==== Given records ====
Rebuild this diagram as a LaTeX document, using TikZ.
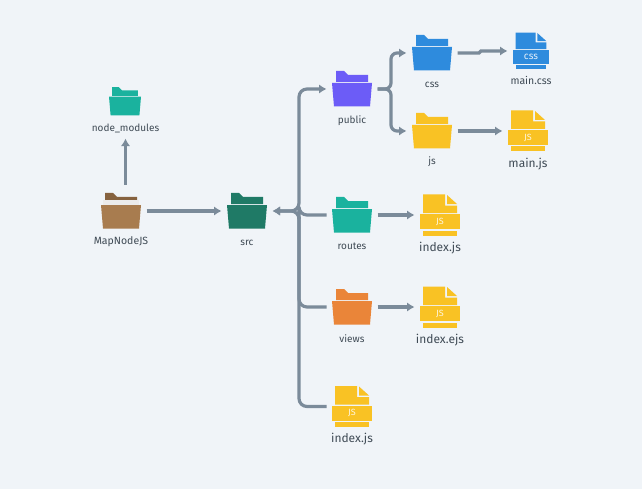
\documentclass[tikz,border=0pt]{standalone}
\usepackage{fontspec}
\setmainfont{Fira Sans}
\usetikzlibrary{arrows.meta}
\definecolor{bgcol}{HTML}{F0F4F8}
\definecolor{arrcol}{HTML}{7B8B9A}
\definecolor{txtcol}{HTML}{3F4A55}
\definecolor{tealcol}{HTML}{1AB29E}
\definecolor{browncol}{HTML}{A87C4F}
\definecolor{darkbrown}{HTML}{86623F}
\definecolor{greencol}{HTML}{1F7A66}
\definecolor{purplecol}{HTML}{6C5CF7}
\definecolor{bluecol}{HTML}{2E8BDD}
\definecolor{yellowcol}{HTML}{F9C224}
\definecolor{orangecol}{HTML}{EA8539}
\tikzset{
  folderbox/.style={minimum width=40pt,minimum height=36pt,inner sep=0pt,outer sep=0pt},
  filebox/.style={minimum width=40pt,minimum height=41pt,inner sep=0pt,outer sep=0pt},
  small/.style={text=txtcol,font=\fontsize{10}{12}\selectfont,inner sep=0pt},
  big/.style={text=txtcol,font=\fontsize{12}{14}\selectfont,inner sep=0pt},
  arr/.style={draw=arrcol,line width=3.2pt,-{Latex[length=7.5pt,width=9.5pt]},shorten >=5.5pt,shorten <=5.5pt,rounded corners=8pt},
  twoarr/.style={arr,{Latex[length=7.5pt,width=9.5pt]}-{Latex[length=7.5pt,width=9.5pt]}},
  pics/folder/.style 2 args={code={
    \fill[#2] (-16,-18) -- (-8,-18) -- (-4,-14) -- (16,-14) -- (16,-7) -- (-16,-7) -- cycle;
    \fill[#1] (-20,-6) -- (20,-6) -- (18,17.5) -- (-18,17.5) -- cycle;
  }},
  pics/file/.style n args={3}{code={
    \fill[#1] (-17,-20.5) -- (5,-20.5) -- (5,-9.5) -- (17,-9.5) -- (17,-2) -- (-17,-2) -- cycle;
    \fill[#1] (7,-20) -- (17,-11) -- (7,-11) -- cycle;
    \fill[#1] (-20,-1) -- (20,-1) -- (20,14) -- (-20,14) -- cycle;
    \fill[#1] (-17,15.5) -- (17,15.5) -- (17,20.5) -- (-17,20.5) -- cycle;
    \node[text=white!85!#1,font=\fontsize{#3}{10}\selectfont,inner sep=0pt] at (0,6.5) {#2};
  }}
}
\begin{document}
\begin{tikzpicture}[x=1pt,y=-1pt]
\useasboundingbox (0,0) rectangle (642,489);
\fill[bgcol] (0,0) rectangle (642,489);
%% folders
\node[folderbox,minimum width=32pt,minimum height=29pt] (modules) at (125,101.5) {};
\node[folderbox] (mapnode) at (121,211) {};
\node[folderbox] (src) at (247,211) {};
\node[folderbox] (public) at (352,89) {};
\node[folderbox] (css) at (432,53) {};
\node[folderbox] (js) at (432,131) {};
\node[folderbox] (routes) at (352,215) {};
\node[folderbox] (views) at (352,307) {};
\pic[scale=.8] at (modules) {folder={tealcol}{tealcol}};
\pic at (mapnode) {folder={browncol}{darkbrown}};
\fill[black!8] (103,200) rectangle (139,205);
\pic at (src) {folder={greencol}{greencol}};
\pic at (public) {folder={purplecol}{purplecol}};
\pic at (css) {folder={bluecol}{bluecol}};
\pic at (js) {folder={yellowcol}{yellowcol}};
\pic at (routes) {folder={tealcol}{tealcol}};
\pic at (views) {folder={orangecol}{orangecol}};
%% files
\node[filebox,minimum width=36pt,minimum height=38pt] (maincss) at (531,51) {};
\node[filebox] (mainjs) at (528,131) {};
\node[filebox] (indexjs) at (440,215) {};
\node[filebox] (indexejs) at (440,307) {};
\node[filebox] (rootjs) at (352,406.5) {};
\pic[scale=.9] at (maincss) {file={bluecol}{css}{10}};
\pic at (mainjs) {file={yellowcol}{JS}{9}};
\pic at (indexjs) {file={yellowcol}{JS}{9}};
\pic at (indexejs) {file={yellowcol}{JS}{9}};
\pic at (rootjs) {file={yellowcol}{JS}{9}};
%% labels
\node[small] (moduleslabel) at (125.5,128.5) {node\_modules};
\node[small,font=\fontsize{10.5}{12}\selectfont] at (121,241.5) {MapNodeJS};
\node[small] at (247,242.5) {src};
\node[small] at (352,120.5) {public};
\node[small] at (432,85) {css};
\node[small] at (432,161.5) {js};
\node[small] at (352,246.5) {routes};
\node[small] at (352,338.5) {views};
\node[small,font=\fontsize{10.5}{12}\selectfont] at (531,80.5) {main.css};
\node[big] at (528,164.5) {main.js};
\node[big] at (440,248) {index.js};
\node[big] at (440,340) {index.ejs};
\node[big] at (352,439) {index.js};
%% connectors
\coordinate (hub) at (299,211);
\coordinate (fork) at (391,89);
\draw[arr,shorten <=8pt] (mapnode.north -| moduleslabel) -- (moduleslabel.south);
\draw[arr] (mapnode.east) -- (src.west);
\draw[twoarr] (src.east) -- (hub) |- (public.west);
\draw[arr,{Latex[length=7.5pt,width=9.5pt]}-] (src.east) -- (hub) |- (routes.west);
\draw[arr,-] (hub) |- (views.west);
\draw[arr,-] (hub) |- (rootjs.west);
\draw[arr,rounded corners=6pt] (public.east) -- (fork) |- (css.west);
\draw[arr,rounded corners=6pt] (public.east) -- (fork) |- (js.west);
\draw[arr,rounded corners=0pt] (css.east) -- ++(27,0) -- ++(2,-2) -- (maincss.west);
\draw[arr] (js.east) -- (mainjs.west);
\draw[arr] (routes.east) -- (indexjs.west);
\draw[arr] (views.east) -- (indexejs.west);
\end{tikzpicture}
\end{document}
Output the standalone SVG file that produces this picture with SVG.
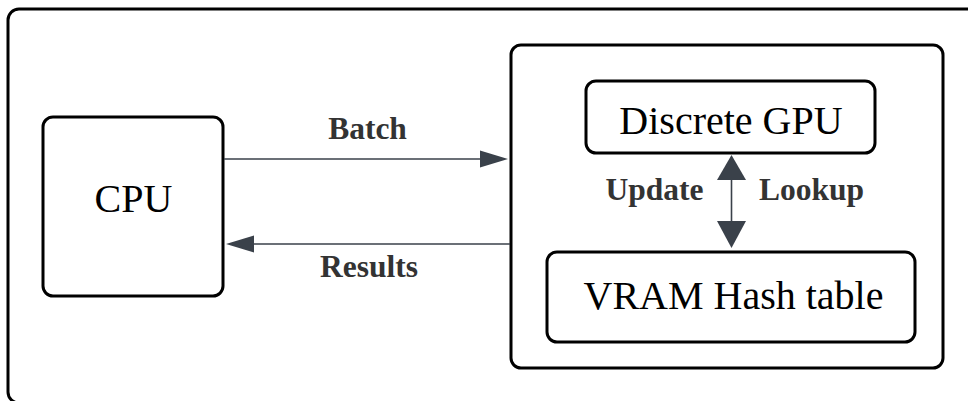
====
Print every record above exactly as written, leaving out the pictures.

Rebuild this diagram as a LaTeX document, using TikZ.
\documentclass[tikz,border=0pt]{standalone}
\usepackage{fontspec}
\setmainfont{Fira Sans}
\usetikzlibrary{arrows.meta}
\definecolor{bgcol}{HTML}{F0F4F8}
\definecolor{arrcol}{HTML}{7B8B9A}
\definecolor{txtcol}{HTML}{3F4A55}
\definecolor{tealcol}{HTML}{1AB29E}
\definecolor{browncol}{HTML}{A87C4F}
\definecolor{darkbrown}{HTML}{86623F}
\definecolor{greencol}{HTML}{1F7A66}
\definecolor{purplecol}{HTML}{6C5CF7}
\definecolor{bluecol}{HTML}{2E8BDD}
\definecolor{yellowcol}{HTML}{F9C224}
\definecolor{orangecol}{HTML}{EA8539}
\tikzset{
  folderbox/.style={minimum width=40pt,minimum height=36pt,inner sep=0pt,outer sep=0pt},
  filebox/.style={minimum width=40pt,minimum height=41pt,inner sep=0pt,outer sep=0pt},
  small/.style={text=txtcol,font=\fontsize{10}{12}\selectfont,inner sep=0pt},
  big/.style={text=txtcol,font=\fontsize{12}{14}\selectfont,inner sep=0pt},
  arr/.style={draw=arrcol,line width=3.2pt,-{Latex[length=7.5pt,width=9.5pt]},shorten >=5.5pt,shorten <=5.5pt,rounded corners=8pt},
  twoarr/.style={arr,{Latex[length=7.5pt,width=9.5pt]}-{Latex[length=7.5pt,width=9.5pt]}},
  pics/folder/.style 2 args={code={
    \fill[#2] (-16,-18) -- (-8,-18) -- (-4,-14) -- (16,-14) -- (16,-7) -- (-16,-7) -- cycle;
    \fill[#1] (-20,-6) -- (20,-6) -- (18,17.5) -- (-18,17.5) -- cycle;
  }},
  pics/file/.style n args={3}{code={
    \fill[#1] (-17,-20.5) -- (5,-20.5) -- (5,-9.5) -- (17,-9.5) -- (17,-2) -- (-17,-2) -- cycle;
    \fill[#1] (7,-20) -- (17,-11) -- (7,-11) -- cycle;
    \fill[#1] (-20,-1) -- (20,-1) -- (20,14) -- (-20,14) -- cycle;
    \fill[#1] (-17,15.5) -- (17,15.5) -- (17,20.5) -- (-17,20.5) -- cycle;
    \node[text=white!85!#1,font=\fontsize{#3}{10}\selectfont,inner sep=0pt] at (0,6.5) {#2};
  }}
}
\begin{document}
\begin{tikzpicture}[x=1pt,y=-1pt]
\useasboundingbox (0,0) rectangle (642,489);
\fill[bgcol] (0,0) rectangle (642,489);
%% folders
\node[folderbox,minimum width=32pt,minimum height=29pt] (modules) at (125,101.5) {};
\node[folderbox] (mapnode) at (121,211) {};
\node[folderbox] (src) at (247,211) {};
\node[folderbox] (public) at (352,89) {};
\node[folderbox] (css) at (432,53) {};
\node[folderbox] (js) at (432,131) {};
\node[folderbox] (routes) at (352,215) {};
\node[folderbox] (views) at (352,307) {};
\pic[scale=.8] at (modules) {folder={tealcol}{tealcol}};
\pic at (mapnode) {folder={browncol}{darkbrown}};
\fill[black!8] (103,200) rectangle (139,205);
\pic at (src) {folder={greencol}{greencol}};
\pic at (public) {folder={purplecol}{purplecol}};
\pic at (css) {folder={bluecol}{bluecol}};
\pic at (js) {folder={yellowcol}{yellowcol}};
\pic at (routes) {folder={tealcol}{tealcol}};
\pic at (views) {folder={orangecol}{orangecol}};
%% files
\node[filebox,minimum width=36pt,minimum height=38pt] (maincss) at (531,51) {};
\node[filebox] (mainjs) at (528,131) {};
\node[filebox] (indexjs) at (440,215) {};
\node[filebox] (indexejs) at (440,307) {};
\node[filebox] (rootjs) at (352,406.5) {};
\pic[scale=.9] at (maincss) {file={bluecol}{css}{10}};
\pic at (mainjs) {file={yellowcol}{JS}{9}};
\pic at (indexjs) {file={yellowcol}{JS}{9}};
\pic at (indexejs) {file={yellowcol}{JS}{9}};
\pic at (rootjs) {file={yellowcol}{JS}{9}};
%% labels
\node[small] (moduleslabel) at (125.5,128.5) {node\_modules};
\node[small,font=\fontsize{10.5}{12}\selectfont] at (121,241.5) {MapNodeJS};
\node[small] at (247,242.5) {src};
\node[small] at (352,120.5) {public};
\node[small] at (432,85) {css};
\node[small] at (432,161.5) {js};
\node[small] at (352,246.5) {routes};
\node[small] at (352,338.5) {views};
\node[small,font=\fontsize{10.5}{12}\selectfont] at (531,80.5) {main.css};
\node[big] at (528,164.5) {main.js};
\node[big] at (440,248) {index.js};
\node[big] at (440,340) {index.ejs};
\node[big] at (352,439) {index.js};
%% connectors
\coordinate (hub) at (299,211);
\coordinate (fork) at (391,89);
\draw[arr,shorten <=8pt] (mapnode.north -| moduleslabel) -- (moduleslabel.south);
\draw[arr] (mapnode.east) -- (src.west);
\draw[twoarr] (src.east) -- (hub) |- (public.west);
\draw[arr,{Latex[length=7.5pt,width=9.5pt]}-] (src.east) -- (hub) |- (routes.west);
\draw[arr,-] (hub) |- (views.west);
\draw[arr,-] (hub) |- (rootjs.west);
\draw[arr,rounded corners=6pt] (public.east) -- (fork) |- (css.west);
\draw[arr,rounded corners=6pt] (public.east) -- (fork) |- (js.west);
\draw[arr,rounded corners=0pt] (css.east) -- ++(27,0) -- ++(2,-2) -- (maincss.west);
\draw[arr] (js.east) -- (mainjs.west);
\draw[arr] (routes.east) -- (indexjs.west);
\draw[arr] (views.east) -- (indexejs.west);
\end{tikzpicture}
\end{document}
Output the standalone SVG file that produces this picture with SVG.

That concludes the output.